Published: Thu, 02/16/17

Marriage Moats

Caring for Marriage

Hungry
Photo: Chara Smith  
Sometimes one of my kids will open the cupboards, rummage through the cans of pintos and pineapple, sigh at the absence of a favorite kind of cereal, and complain to anyone who is listening, “There is nothing to eat in this house!”

I find this kind of comment irritating. I hold my tongue about the truly emaciated children whose pictures I occasionally get in the mail  asking for donations. I forego retelling the stories spun long ago by my father-in-law who lived on a ship in the Pacific during World War II. Most of the rations were washed overboard and all they ate for a month was olives. Funny that his name is Oliver. Or my own father who survived life on a heaving ship in the Aleutians before he was old enough to grow a beard and could keep down nothing but soda crackers. I remember my own lean years with four children, depending on government surplus, while John worked as a temp for minimum wage (an amount I  might add that cannot lure my own high school student into manual  labor). At least I was thin. 

I concede that my child is hungry, or at least as close to hungry as anyone who has never gone more than 16 hours without eating has ever been. I even acquiesce that I have not been to the store in a few days and we are indeed lacking a few of the regular inhabitants of our kitchen.

But the statement “There is nothing to eat in this house!” does not hold water.

Relationships follow trends of lack and abundance. When you are first falling in love, the briefest phone call is enough to savor for days, as any teenage girl who has described that call to her besties ad naseum can attest. But somehow a decade later, a conversation ten times as long over the broccoli can feel like table scraps.

In marriage it is good to have cupboards. Tuck away those memories and private exchanges, like granola bars in your back pocket. If you are scarfing down ravioli in an All You Can Eat diner, the granola bar is an insult to your taste buds. But if you have been hiking on switchbacks for a couple of sweaty hours, it can be a welcome treat indeed as you plunk down on a rock watching the landscape below.

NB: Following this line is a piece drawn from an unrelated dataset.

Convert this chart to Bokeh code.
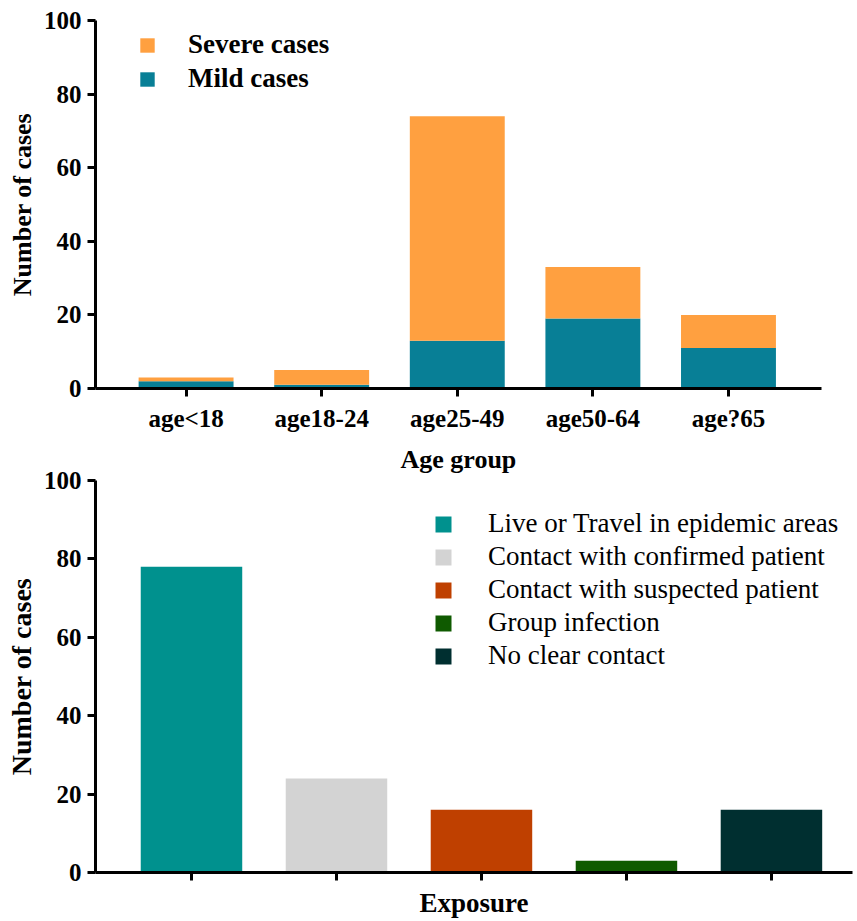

You too may be known to despair that there is no nourishment in your marriage. But check your pockets. Does he go to work every day, and even better, come home every night? Does she still do your laundry, maybe even fold it the way you like it? Is he still faithful, in a world that does not give much support to that silent effort, day after day? Does she still smile at you in that playful way that catches your heart?

You may not be having the exact kind of conversation or scintillating evenings that the media led you to expect. But even meringue will not sustain you through a January snow the way that plain lentils and rice can. The Children of Israel in the book of Exodus were first enamored of manna when they wandered in the wilderness. It was sweet as honey, and showed up each morning. But after a few years, they grew disdainful of it, complaining bitterly to God. Yet the manna had not changed. It was their reception of it that had morphed.

Maybe you are moaning about the lack of your favorite kind of treats in your marriage and feel huffy about it. But what would  happen if you opened the cans that are there, and hold ordinary nourishment? Could you be grateful for olives and saltines? Sometimes they are a sharp contrast to that smorgasbord when you could hardly find room on the table for the pickled relish. And it is kind of fun to tell your children where you have been and survived.